Further progress in reducing sentences and finding alternatives to prison for nonviolent offenders will require delicate balancing acts. Reformers operating on the left and the right must find occasions to work together without tainting their standing with fellow partisans. If left-wing activists are dismissed as acquiescing in marginal reform and “institutionalizing mass incarceration,” or if right-wing activists are accused of coddling criminals, the potential for powerful, ongoing strange-bedfellows alliances could well be lost.

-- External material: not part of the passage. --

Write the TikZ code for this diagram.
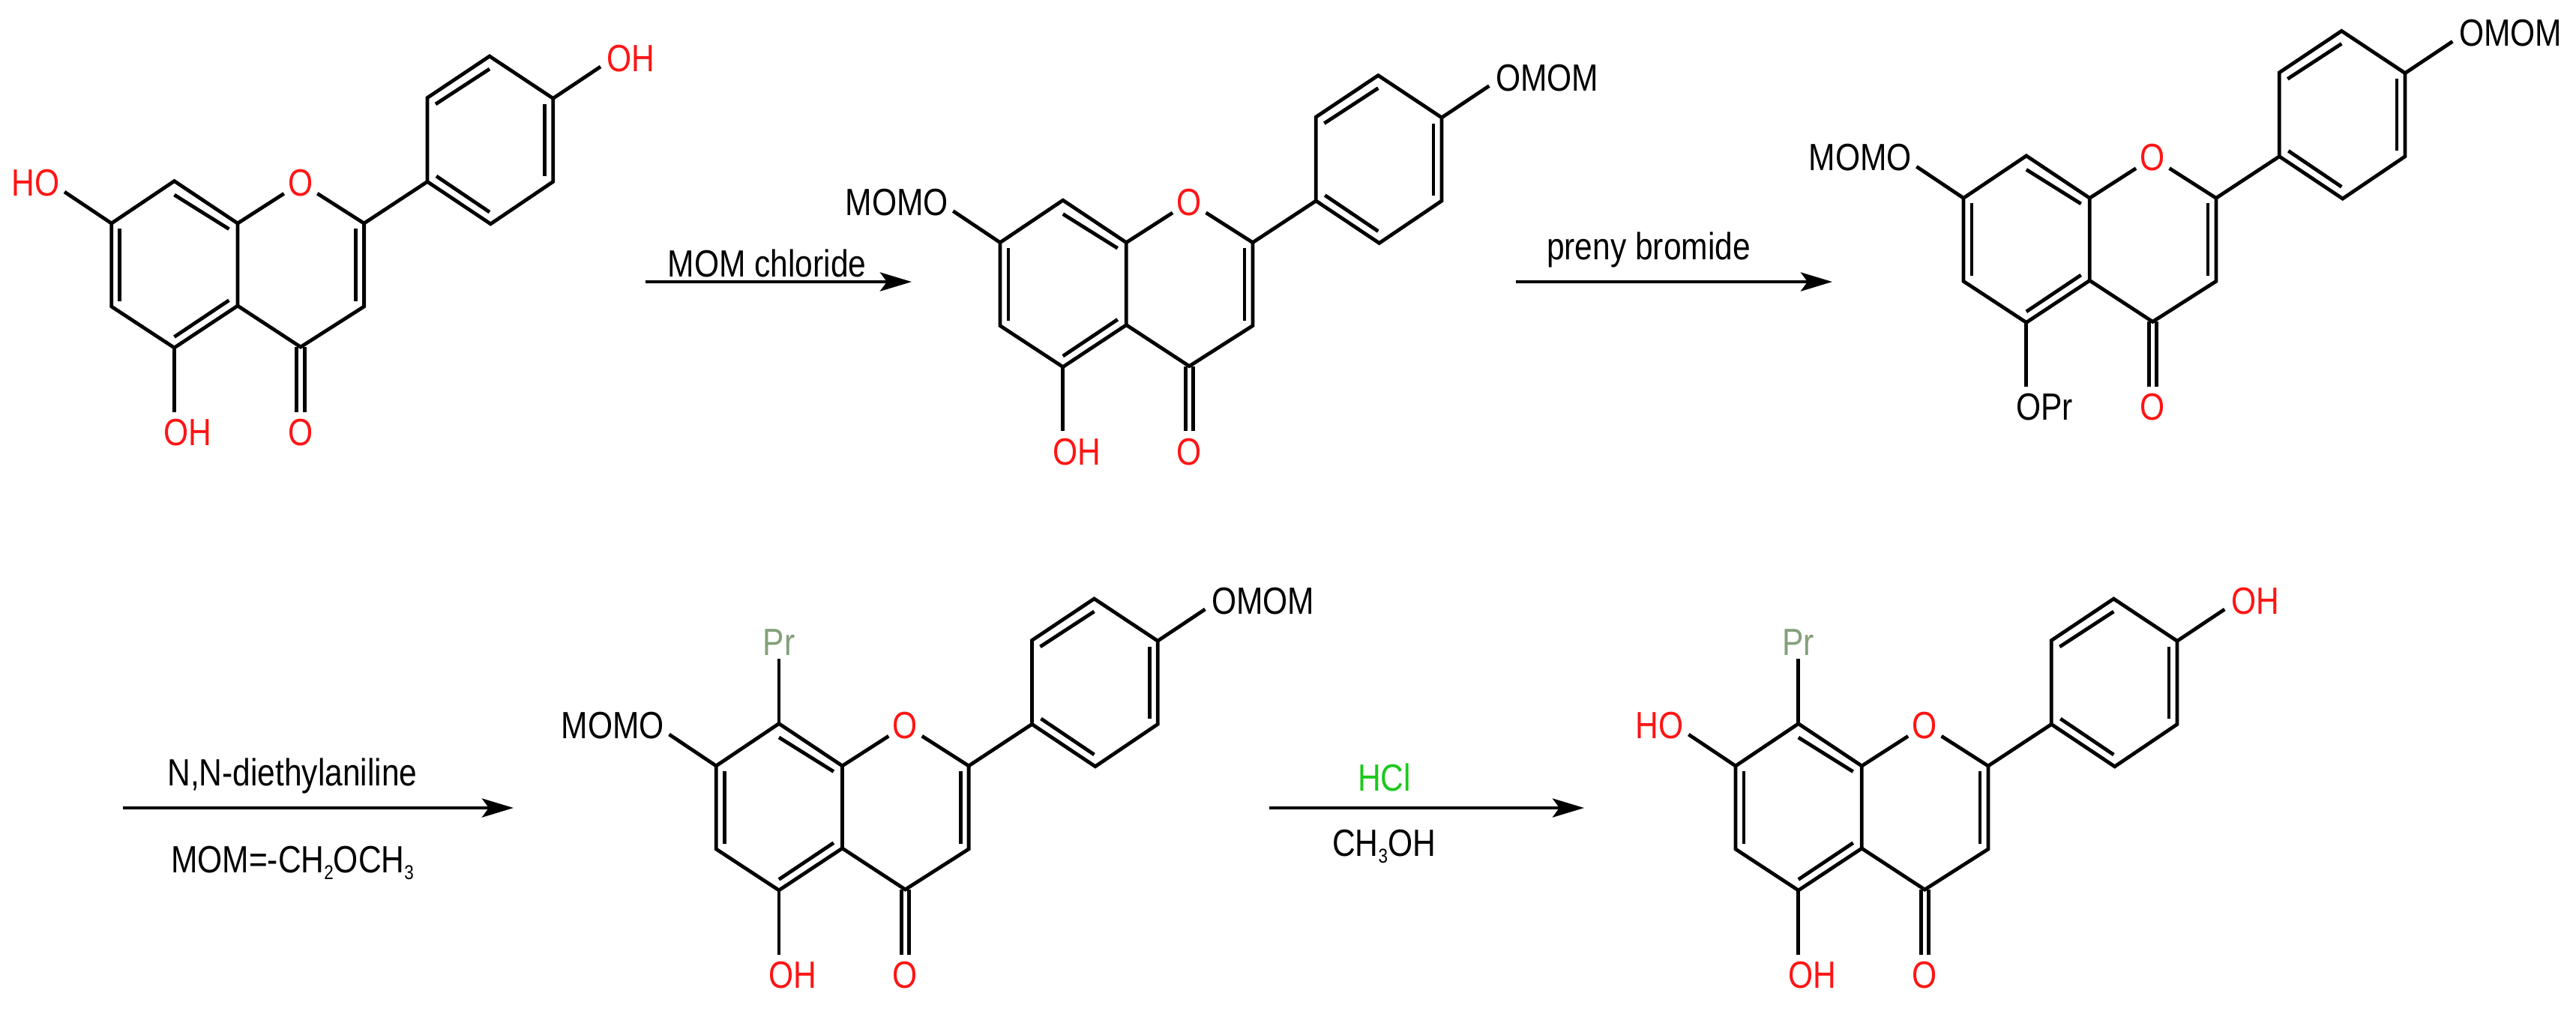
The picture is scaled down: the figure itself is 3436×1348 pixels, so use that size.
\documentclass[tikz,border=0pt]{standalone}
\usepackage{fontspec}
\setmainfont[FakeStretch=0.84]{Liberation Sans}
\usetikzlibrary{calc,arrows.meta}
\definecolor{atomred}{RGB}{255,20,20}
\definecolor{hclgreen}{RGB}{28,200,28}
\definecolor{prgrey}{RGB}{132,160,122}
\def\chemsub#1{\raisebox{-0.09cm}{\fontsize{7.6}{8}\selectfont #1}}
\tikzset{
	bond/.style={line width=0.048cm},
	rxn/.style={line width=0.048cm, -{Stealth[length=0.42cm,width=0.25cm,inset=0.09cm]}},
	lab/.style={font=\fontsize{14.4}{16}\selectfont, inner sep=0pt, text height=0.35cm, text depth=0pt},
	atom/.style={lab, inner sep=0.05cm, color=atomred},
	cond/.style={font=\fontsize{14.4}{16}\selectfont, inner sep=0pt, anchor=base},
}
% prefix, shift, colour and text at C7, at C4', at C5
\def\flavone#1(#2)[#3]#4[#5]#6[#7]#8{
	\begin{scope}[name prefix=#1-, shift={(#2)}]
		\coordinate (C7) at (148.7, 298);
		\coordinate (C8) at (232.5, 241.6);
		\coordinate (C8a) at (317, 298);
		\coordinate (C4a) at (317, 408);
		\coordinate (C5) at (232.5, 464);
		\coordinate (C6) at (148.7, 409);
		\coordinate (C2) at (485.6, 298);
		\coordinate (C3) at (485.6, 409);
		\coordinate (C4) at (401, 463);
		\coordinate (C1p) at (570, 242.4);
		\coordinate (C2p) at (570, 130.5);
		\coordinate (C3p) at (653, 75);
		\coordinate (C4p) at (737.7, 131.3);
		\coordinate (C5p) at (737.7, 242.4);
		\coordinate (C6p) at (654.4, 298.8);
		
		\node[atom] (O1) at (401, 244) {O};
		\node[lab, color=atomred] (CO) at (401, 577) {O};
		\node[lab, anchor=east, color=#3] (R7) at (80, 244) {#4};
		\node[lab, anchor=west, color=#5] (R4p) at (809, 78) {#6};
		\node[lab, anchor=west, color=#7] (R5) at (218, 577) {#8};
		
		\draw[bond] (C7) -- (C8) -- (C8a) -- (C4a) -- (C5) -- (C6) -- cycle;
		\draw[bond] (C8a) -- (O1) -- (C2) -- (C3) -- (C4) -- (C4a);
		\draw[bond] (C2) -- (C1p);
		\draw[bond] (C1p) -- (C2p) -- (C3p) -- (C4p) -- (C5p) -- (C6p) -- cycle;
		
		\foreach \a/\b/\p/\q in {C7/C6/{11,7}/{11,-7}, C8/C8a/{0,18.4}/{-11.6,7.6},
				C4a/C5/{-11.6,-7.3}/{0,-14.5}, C2/C3/{-11,7}/{-11,-7}, C1p/C6p/{12,-7.4}/{-1.4,-15.8},
				C2p/C3p/{11,8.5}/{0,17}, C4p/C5p/{-11,7.7}/{-11,-7.4}}
			\draw[bond] ($(\a)+(\p)$) -- ($(\b)+(\q)$);
		
		\draw[bond] ($(C4)+(-5.2,0)$) -- ($(CO.north)+(-5.2,-9)$);
		\draw[bond] ($(C4)+(5.2,0)$) -- ($(CO.north)+(5.2,-9)$);
		\draw[bond] (C7) -- ($(R7.east)+(6,12)$);
		\draw[bond] (C4p) -- ($(R4p.west)+(-8,11)$);
		\draw[bond] (C5) -- ($(C5 |- CO.north)+(0,-9)$);
	\end{scope}
}

\begin{document}
\begin{tikzpicture}[x=0.01cm, y=-0.01cm]
	\useasboundingbox (0, 0) rectangle (3436, 1348);
	
	%%%%% MOLECULES %%%%%
	\flavone{mA}(0,0)[atomred]{HO}[atomred]{OH}[atomred]{OH}
	\flavone{mB}(1185.3,25.6)[black]{MOMO}[black]{OMOM}[atomred]{OH}
	\flavone{mC}(2470.3,-33.7)[black]{MOMO}[black]{OMOM}[black]{OPr}
	\flavone{mD}(806.5,723.9)[black]{MOMO}[black]{OMOM}[atomred]{OH}
	\flavone{mE}(2166.3,724)[atomred]{HO}[atomred]{OH}[atomred]{OH}
	
	\node[lab, color=prgrey, inner sep=0.04cm] (prD) at ($(mD-C8)+(0,-108.5)$) {Pr};
	\draw[bond] (mD-C8) -- (prD);
	\node[lab, color=prgrey, inner sep=0.04cm] (prE) at ($(mE-C8)+(0,-108.5)$) {Pr};
	\draw[bond] (mE-C8) -- (prE);
	
	%%%%% ARROWS %%%%%
	\coordinate (arrAs) at (861, 376);
	\coordinate (arrAe) at (1216, 376);
	\coordinate (arrBs) at (2022, 376);
	\coordinate (arrBe) at (2444, 376);
	\coordinate (arrCs) at (164, 1078);
	\coordinate (arrCe) at (685, 1078);
	\coordinate (arrDs) at (1693, 1078);
	\coordinate (arrDe) at (2113, 1078);
	\foreach \s/\e in {arrAs/arrAe, arrBs/arrBe, arrCs/arrCe, arrDs/arrDe}
		\draw[rxn] (\s) -- (\e);
	
	\node[cond] (condA) at (1023, 369.6) {MOM chloride};
	\node[cond] (condB) at (2199, 346) {preny bromide};
	\node[cond] (condC) at (390, 1048.6) {N,N-diethylaniline};
	\node[cond] (condCb) at (390, 1164) {MOM=-CH\chemsub{2}OCH\chemsub{3}};
	\node[cond, color=hclgreen] (condD) at (1846.5, 1055) {HCl};
	\node[cond] (condDb) at (1846, 1142) {CH\chemsub{3}OH};
\end{tikzpicture}
\end{document}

Reformers from both sides must be prepared to take less than all they want. Liberals may have to accept invasive court-monitored supervision with electronic devices and paternalistic rehabilitation programs. Conservatives may have to agree to much greater taxpayer funding for beefed-up parole and rehabilitative services. Shrinking and fixing the vast American prison system will be a long, hard slog. That’s all the more reason for reformers to be open to building the cross-partisan alliances that represent the best chance for steady progress.

Read more in David Dagan and Steven M. Teles, “Locked In? Conservative Reform and the Future of Mass Incarceration.” The ANNALS of the American Academy of Political and Social Science 651, no. 1 (2014): 266-276.

David Dagan is a PhD Student in Political Science at John Hopkins University. His research focuses on the politics of criminal justice.

Steven M. Teles is an Associate Professor of Political Science at John Hopkins University. His research focuses on the interaction of public policy and processes of organizational genesis and change.